(Stated exercise)
Copy out the listing that follows, exact in every word, and skip the images.

----------------------------------------

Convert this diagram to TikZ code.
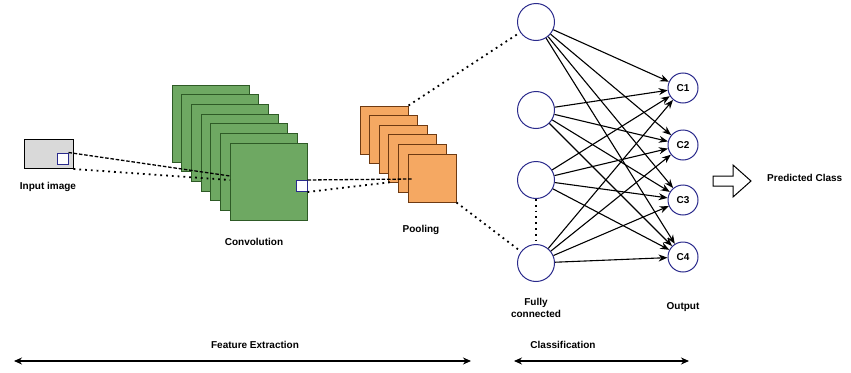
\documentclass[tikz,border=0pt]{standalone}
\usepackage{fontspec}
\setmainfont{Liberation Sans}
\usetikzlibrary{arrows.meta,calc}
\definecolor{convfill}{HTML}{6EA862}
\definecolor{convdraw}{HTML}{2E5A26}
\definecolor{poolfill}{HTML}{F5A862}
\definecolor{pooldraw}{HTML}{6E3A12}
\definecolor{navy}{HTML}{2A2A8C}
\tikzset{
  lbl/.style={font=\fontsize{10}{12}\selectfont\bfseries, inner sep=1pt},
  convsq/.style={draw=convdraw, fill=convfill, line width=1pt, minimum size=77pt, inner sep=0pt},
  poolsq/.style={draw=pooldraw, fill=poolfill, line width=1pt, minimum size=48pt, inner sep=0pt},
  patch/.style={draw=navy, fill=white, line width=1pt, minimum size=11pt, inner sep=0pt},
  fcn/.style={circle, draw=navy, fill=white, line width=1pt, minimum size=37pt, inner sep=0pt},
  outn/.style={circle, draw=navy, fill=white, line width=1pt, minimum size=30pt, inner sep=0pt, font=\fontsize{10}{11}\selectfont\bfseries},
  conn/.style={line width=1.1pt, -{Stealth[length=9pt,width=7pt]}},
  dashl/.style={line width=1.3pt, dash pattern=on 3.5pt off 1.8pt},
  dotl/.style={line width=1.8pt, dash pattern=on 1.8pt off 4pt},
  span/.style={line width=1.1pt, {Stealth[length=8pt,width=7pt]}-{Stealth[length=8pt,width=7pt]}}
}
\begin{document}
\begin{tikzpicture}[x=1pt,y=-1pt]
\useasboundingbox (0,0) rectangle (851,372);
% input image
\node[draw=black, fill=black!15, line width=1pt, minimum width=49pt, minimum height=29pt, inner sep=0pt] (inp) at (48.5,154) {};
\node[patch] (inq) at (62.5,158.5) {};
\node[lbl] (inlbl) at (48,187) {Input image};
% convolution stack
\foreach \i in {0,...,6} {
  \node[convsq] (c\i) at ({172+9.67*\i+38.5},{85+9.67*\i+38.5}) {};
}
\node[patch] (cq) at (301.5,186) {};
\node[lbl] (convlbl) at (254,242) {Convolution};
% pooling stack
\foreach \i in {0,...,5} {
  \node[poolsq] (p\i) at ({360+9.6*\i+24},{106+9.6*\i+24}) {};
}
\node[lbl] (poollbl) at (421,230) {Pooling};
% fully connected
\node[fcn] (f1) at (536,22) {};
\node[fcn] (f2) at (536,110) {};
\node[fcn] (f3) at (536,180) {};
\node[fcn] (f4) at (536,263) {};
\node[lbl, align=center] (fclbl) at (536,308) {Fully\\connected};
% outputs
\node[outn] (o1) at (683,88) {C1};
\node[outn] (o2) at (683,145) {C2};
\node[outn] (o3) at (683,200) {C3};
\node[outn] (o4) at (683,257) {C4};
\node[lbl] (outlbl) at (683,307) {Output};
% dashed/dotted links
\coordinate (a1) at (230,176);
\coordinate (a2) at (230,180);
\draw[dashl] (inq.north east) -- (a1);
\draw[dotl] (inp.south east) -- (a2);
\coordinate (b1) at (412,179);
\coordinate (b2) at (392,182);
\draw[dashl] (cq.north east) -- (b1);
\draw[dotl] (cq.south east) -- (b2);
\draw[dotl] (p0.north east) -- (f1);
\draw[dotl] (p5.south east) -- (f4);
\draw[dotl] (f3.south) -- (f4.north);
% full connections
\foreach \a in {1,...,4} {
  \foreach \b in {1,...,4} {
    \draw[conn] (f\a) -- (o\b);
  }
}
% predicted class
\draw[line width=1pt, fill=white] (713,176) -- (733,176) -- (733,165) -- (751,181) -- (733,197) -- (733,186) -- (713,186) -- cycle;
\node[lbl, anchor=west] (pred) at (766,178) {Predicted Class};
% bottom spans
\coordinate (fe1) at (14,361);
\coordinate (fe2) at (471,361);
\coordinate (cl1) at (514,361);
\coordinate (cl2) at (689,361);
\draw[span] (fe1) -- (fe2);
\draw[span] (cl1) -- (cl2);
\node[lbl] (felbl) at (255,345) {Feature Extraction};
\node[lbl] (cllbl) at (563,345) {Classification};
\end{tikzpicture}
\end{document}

----------------------------------------

(Answer to this problem)
Convert this diagram to TikZ code.
\documentclass[tikz,border=0pt]{standalone}
\usepackage{fontspec}
\setmainfont{Liberation Sans}
\usetikzlibrary{arrows.meta,calc}
\definecolor{convfill}{HTML}{6EA862}
\definecolor{convdraw}{HTML}{2E5A26}
\definecolor{poolfill}{HTML}{F5A862}
\definecolor{pooldraw}{HTML}{6E3A12}
\definecolor{navy}{HTML}{2A2A8C}
\tikzset{
  lbl/.style={font=\fontsize{10}{12}\selectfont\bfseries, inner sep=1pt},
  convsq/.style={draw=convdraw, fill=convfill, line width=1pt, minimum size=77pt, inner sep=0pt},
  poolsq/.style={draw=pooldraw, fill=poolfill, line width=1pt, minimum size=48pt, inner sep=0pt},
  patch/.style={draw=navy, fill=white, line width=1pt, minimum size=11pt, inner sep=0pt},
  fcn/.style={circle, draw=navy, fill=white, line width=1pt, minimum size=37pt, inner sep=0pt},
  outn/.style={circle, draw=navy, fill=white, line width=1pt, minimum size=30pt, inner sep=0pt, font=\fontsize{10}{11}\selectfont\bfseries},
  conn/.style={line width=1.1pt, -{Stealth[length=9pt,width=7pt]}},
  dashl/.style={line width=1.3pt, dash pattern=on 3.5pt off 1.8pt},
  dotl/.style={line width=1.8pt, dash pattern=on 1.8pt off 4pt},
  span/.style={line width=1.1pt, {Stealth[length=8pt,width=7pt]}-{Stealth[length=8pt,width=7pt]}}
}
\begin{document}
\begin{tikzpicture}[x=1pt,y=-1pt]
\useasboundingbox (0,0) rectangle (851,372);
% input image
\node[draw=black, fill=black!15, line width=1pt, minimum width=49pt, minimum height=29pt, inner sep=0pt] (inp) at (48.5,154) {};
\node[patch] (inq) at (62.5,158.5) {};
\node[lbl] (inlbl) at (48,187) {Input image};
% convolution stack
\foreach \i in {0,...,6} {
  \node[convsq] (c\i) at ({172+9.67*\i+38.5},{85+9.67*\i+38.5}) {};
}
\node[patch] (cq) at (301.5,186) {};
\node[lbl] (convlbl) at (254,242) {Convolution};
% pooling stack
\foreach \i in {0,...,5} {
  \node[poolsq] (p\i) at ({360+9.6*\i+24},{106+9.6*\i+24}) {};
}
\node[lbl] (poollbl) at (421,230) {Pooling};
% fully connected
\node[fcn] (f1) at (536,22) {};
\node[fcn] (f2) at (536,110) {};
\node[fcn] (f3) at (536,180) {};
\node[fcn] (f4) at (536,263) {};
\node[lbl, align=center] (fclbl) at (536,308) {Fully\\connected};
% outputs
\node[outn] (o1) at (683,88) {C1};
\node[outn] (o2) at (683,145) {C2};
\node[outn] (o3) at (683,200) {C3};
\node[outn] (o4) at (683,257) {C4};
\node[lbl] (outlbl) at (683,307) {Output};
% dashed/dotted links
\coordinate (a1) at (230,176);
\coordinate (a2) at (230,180);
\draw[dashl] (inq.north east) -- (a1);
\draw[dotl] (inp.south east) -- (a2);
\coordinate (b1) at (412,179);
\coordinate (b2) at (392,182);
\draw[dashl] (cq.north east) -- (b1);
\draw[dotl] (cq.south east) -- (b2);
\draw[dotl] (p0.north east) -- (f1);
\draw[dotl] (p5.south east) -- (f4);
\draw[dotl] (f3.south) -- (f4.north);
% full connections
\foreach \a in {1,...,4} {
  \foreach \b in {1,...,4} {
    \draw[conn] (f\a) -- (o\b);
  }
}
% predicted class
\draw[line width=1pt, fill=white] (713,176) -- (733,176) -- (733,165) -- (751,181) -- (733,197) -- (733,186) -- (713,186) -- cycle;
\node[lbl, anchor=west] (pred) at (766,178) {Predicted Class};
% bottom spans
\coordinate (fe1) at (14,361);
\coordinate (fe2) at (471,361);
\coordinate (cl1) at (514,361);
\coordinate (cl2) at (689,361);
\draw[span] (fe1) -- (fe2);
\draw[span] (cl1) -- (cl2);
\node[lbl] (felbl) at (255,345) {Feature Extraction};
\node[lbl] (cllbl) at (563,345) {Classification};
\end{tikzpicture}
\end{document}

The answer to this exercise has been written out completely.